Section 12 of article I provides:

"Every person shall find a certain remedy in the laws for all injuries and wrongs which he receives to his person, privacy, property or reputation. He shall obtain justice by law, freely, completely, and promptly.” (Ill. Const. 1970, art. I, § 12.)

Bart’s final claim is unavailing. Section 12 cannot aid Bart; it has been construed as an expression of philosophy and does not mandate the creation of an action and remedy where one did not formerly exist. See Wheeling Trust & Savings Bank v. Tremco Inc. (1987), 153 Ill. App. 3d 136, 144; Favata v. Rosenberg (1982), 106 Ill. App. 3d 572, 574.

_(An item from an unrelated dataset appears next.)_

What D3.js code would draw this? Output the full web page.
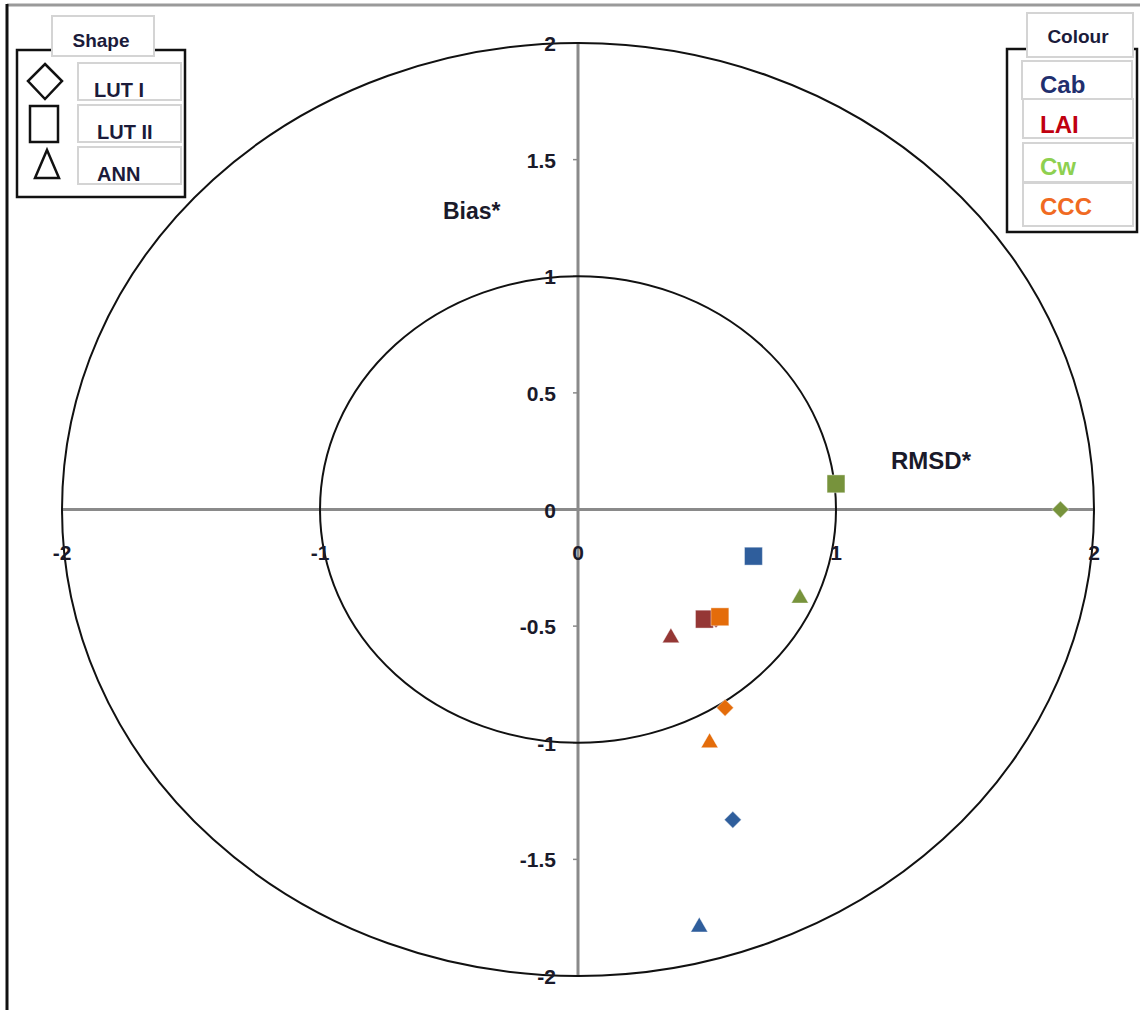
<!DOCTYPE html>
<html>
<head>
<meta charset="utf-8">
<script src="https://cdn.jsdelivr.net/npm/d3@7"></script>
<style>
  body { margin: 0; background: #fff; }
  svg text { font-family: "Liberation Sans", Arial, sans-serif; }
</style>
</head>
<body>
<div id="grafica"></div>
<script>
// Datos: variables (color) y métodos (forma)
const variables = ["Cab", "LAI", "Cw", "CCC"];
const metodos = ["LUT I", "LUT II", "ANN"];
const coloresMarca = ["#2F5E9C", "#953735", "#77933C", "#E46C0A"];
const coloresTexto = ["#1F2F6E", "#C00010", "#8ED050", "#F06A22"];

// RMSD* (eje x) y Bias* (eje y), un valor por variable en el orden de "variables"
const rmsdLUT1 = [0.60, 0.535, 1.87, 0.57];
const biasLUT1 = [-1.33, -0.47, 0.0, -0.85];
const rmsdLUT2 = [0.68, 0.49, 1.0, 0.55];
const biasLUT2 = [-0.20, -0.47, 0.11, -0.46];
const rmsdANN = [0.47, 0.36, 0.86, 0.51];
const biasANN = [-1.79, -0.55, -0.38, -1.0];

const ticksX = [-2, -1, 0, 1, 2];
const ticksY = [-2, -1.5, -1, -0.5, 0, 0.5, 1, 1.5, 2];
const radios = [1, 2];

// 1. Lienzo
const W = 1140, H = 1010;
const svg = d3.select("#grafica").append("svg")
    .attr("width", W).attr("height", H);

// Marco exterior (solo arriba e izquierda visibles)
svg.append("line").attr("x1", 7).attr("x2", W).attr("y1", 5).attr("y2", 5)
    .attr("stroke", "#9a9a9a").attr("stroke-width", 3);
svg.append("line").attr("x1", 7).attr("x2", 7).attr("y1", 4).attr("y2", H)
    .attr("stroke", "#111").attr("stroke-width", 3);

// 2. Escalas
const x = d3.scaleLinear().domain([-2, 2]).range([62, 1094]);
const y = d3.scaleLinear().domain([-2, 2]).range([976, 43]);

// 3. Ejes (líneas grises cruzadas)
svg.append("line").attr("x1", x(-2)).attr("x2", x(2)).attr("y1", y(0)).attr("y2", y(0))
    .attr("stroke", "#8a8a8a").attr("stroke-width", 3);
svg.append("line").attr("x1", x(0)).attr("x2", x(0)).attr("y1", y(2)).attr("y2", y(-2))
    .attr("stroke", "#8a8a8a").attr("stroke-width", 3);

// pequeñas marcas de graduación
svg.selectAll(".tx").data(ticksX).join("line")
    .attr("x1", d => x(d)).attr("x2", d => x(d))
    .attr("y1", y(0)).attr("y2", y(0) + 5)
    .attr("stroke", "#8a8a8a").attr("stroke-width", 1.5);
svg.selectAll(".ty").data(ticksY).join("line")
    .attr("x1", x(0) - 5).attr("x2", x(0))
    .attr("y1", d => y(d)).attr("y2", d => y(d))
    .attr("stroke", "#8a8a8a").attr("stroke-width", 1.5);

// Elipses (círculos en unidades de datos)
svg.selectAll(".circulo").data(radios).join("ellipse")
    .attr("cx", x(0)).attr("cy", y(0))
    .attr("rx", d => x(d) - x(0))
    .attr("ry", d => y(0) - y(d))
    .attr("fill", "none").attr("stroke", "#111").attr("stroke-width", 2);

// Etiquetas de los ejes
svg.selectAll(".lx").data(ticksX).join("text")
    .attr("x", d => x(d)).attr("y", y(0) + 50)
    .attr("text-anchor", "middle")
    .attr("font-size", 21).attr("font-weight", "bold").attr("fill", "#1a1a2a")
    .text(d => d);
svg.selectAll(".ly").data(ticksY).join("text")
    .attr("x", x(0) - 22).attr("y", d => y(d) + 8)
    .attr("text-anchor", "end")
    .attr("font-size", 21).attr("font-weight", "bold").attr("fill", "#1a1a2a")
    .text(d => d);

svg.append("text").attr("x", 443).attr("y", 219)
    .attr("font-size", 23).attr("font-weight", "bold").attr("fill", "#1a1a2a")
    .text("Bias*");
svg.append("text").attr("x", 891).attr("y", 469)
    .attr("font-size", 24).attr("font-weight", "bold").attr("fill", "#1a1a2a")
    .text("RMSD*");

// 4. Marcas de datos
const formas = {
    "LUT I": d3.symbol().type(d3.symbolSquare).size(145),
    "LUT II": d3.symbol().type(d3.symbolSquare).size(320),
    "ANN": d3.symbol().type(d3.symbolTriangle).size(125)
};
const series = [
    { metodo: "LUT I", rmsd: rmsdLUT1, bias: biasLUT1 },
    { metodo: "LUT II", rmsd: rmsdLUT2, bias: biasLUT2 },
    { metodo: "ANN", rmsd: rmsdANN, bias: biasANN }
];
const puntos = [];
series.forEach(s => {
    variables.forEach((v, i) => {
        puntos.push({ metodo: s.metodo, variable: v, color: coloresMarca[i], rx: s.rmsd[i], by: s.bias[i] });
    });
});

svg.append("g").selectAll("path").data(puntos).join("path")
    .attr("d", d => formas[d.metodo]())
    .attr("transform", d => `translate(${x(d.rx)},${y(d.by)})` + (d.metodo === "LUT I" ? " rotate(45)" : ""))
    .attr("fill", d => d.color)
    .attr("stroke", "#fff").attr("stroke-opacity", 0.4).attr("stroke-width", 1);

// 5. Leyenda de forma
const fuenteLeyenda = "'Open Sans', sans-serif";
const leyForma = svg.append("g");
leyForma.append("path")
    .attr("d", "M52,50 H17 V197 H185 V50 H154")
    .attr("fill", "none").attr("stroke", "#111").attr("stroke-width", 2.5);
leyForma.append("rect").attr("x", 52).attr("y", 16).attr("width", 102).attr("height", 40)
    .attr("fill", "#fff").attr("stroke", "#d4d4d4").attr("stroke-width", 2);
leyForma.append("text").attr("x", 101).attr("y", 47).attr("text-anchor", "middle")
    .attr("font-family", fuenteLeyenda).attr("font-size", 19).attr("font-weight", "bold").attr("fill", "#1b1b3a")
    .text("Shape");

const filasForma = [63, 105, 147];
const xTextoForma = [94, 97, 97];
const iconos = [
    "M45,64 L62,81 L45,99 L28,81 Z",
    "M30,106 H58 V142 H30 Z",
    "M47,150 L59,178 L35,178 Z"
];
metodos.forEach((m, i) => {
    leyForma.append("rect").attr("x", 78).attr("y", filasForma[i]).attr("width", 103).attr("height", 37)
        .attr("fill", "#fff").attr("stroke", "#d4d4d4").attr("stroke-width", 2);
    leyForma.append("text").attr("x", xTextoForma[i]).attr("y", filasForma[i] + 34)
        .attr("font-family", fuenteLeyenda).attr("font-size", 20).attr("font-weight", "bold").attr("fill", "#1b1b3a")
        .text(m);
    leyForma.append("path").attr("d", iconos[i])
        .attr("fill", "none").attr("stroke", "#111").attr("stroke-width", 2.5);
});

// 6. Leyenda de color
const leyColor = svg.append("g");
leyColor.append("path")
    .attr("d", "M1027,49 H1007 V232 H1137 V49 H1134")
    .attr("fill", "none").attr("stroke", "#111").attr("stroke-width", 2.5);
leyColor.append("rect").attr("x", 1027).attr("y", 13).attr("width", 106).attr("height", 44)
    .attr("fill", "#fff").attr("stroke", "#d4d4d4").attr("stroke-width", 2);
leyColor.append("text").attr("x", 1078).attr("y", 43).attr("text-anchor", "middle")
    .attr("font-family", fuenteLeyenda).attr("font-size", 19).attr("font-weight", "bold").attr("fill", "#1b1b3a")
    .text("Colour");

const filasColor = [61, 99, 143, 183];
const altosColor = [38, 39, 39, 43];
const baseColor = [93, 133, 175, 215];
variables.forEach((v, i) => {
    leyColor.append("rect").attr("x", 1022 + (i > 0 ? 1 : 0)).attr("y", filasColor[i])
        .attr("width", 110).attr("height", altosColor[i])
        .attr("fill", "#fff").attr("stroke", "#d4d4d4").attr("stroke-width", 2);
    leyColor.append("text").attr("x", 1040).attr("y", baseColor[i])
        .attr("font-size", 24).attr("font-weight", "bold").attr("fill", coloresTexto[i])
        .text(v);
});
</script>
</body>
</html>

For all of the foregoing reasons, the judgment of the trial court is affirmed.

Affirmed.

GORDON, P.J., concurs.

*887JUSTICE MURRAY,

dissenting:

The majority may be correct that the Illinois School Code affords no relief to an assistant principal who, despite over three years’ service, is unjustly removed from that position and assigned a less remunerative role. I do not agree with the majority’s conclusion that the fourteenth amendment of the United States Constitution is not applicable to Bart’s cause.

In Cleveland Board of Education v. Loudermill (1985), 470 U.S. 532, 84 L. Ed. 2d 494,105 S. Ct. 1487, it was claimed that Loudermill, a board of education security guard, had no State property rights because he obtained his job by lying on his application. The United States Supreme Court held that the security guard may not have State property rights in his job, but he or she does have fourteenth amendment due process rights, saying:

"While the legislature may not elect to confer a property interest in [public employment], it may not constitutionally authorize the deprivation of such interest, once conferred, without appropriate procedural safeguards.” Arnett v. Kennedy (1974), 416 U.S. 134, 167, 40 L. Ed. 2d 15, 40-41, 94 S. Ct. 1633, 1650 (Powell, J., concurring).

I think Bart, as an assistant principal, has the same United States constitutional rights of due process as a Cleveland security guard. I would reverse and remand for a due process hearing on the serious charges of discriminatory conduct reflected in Bart’s complaint.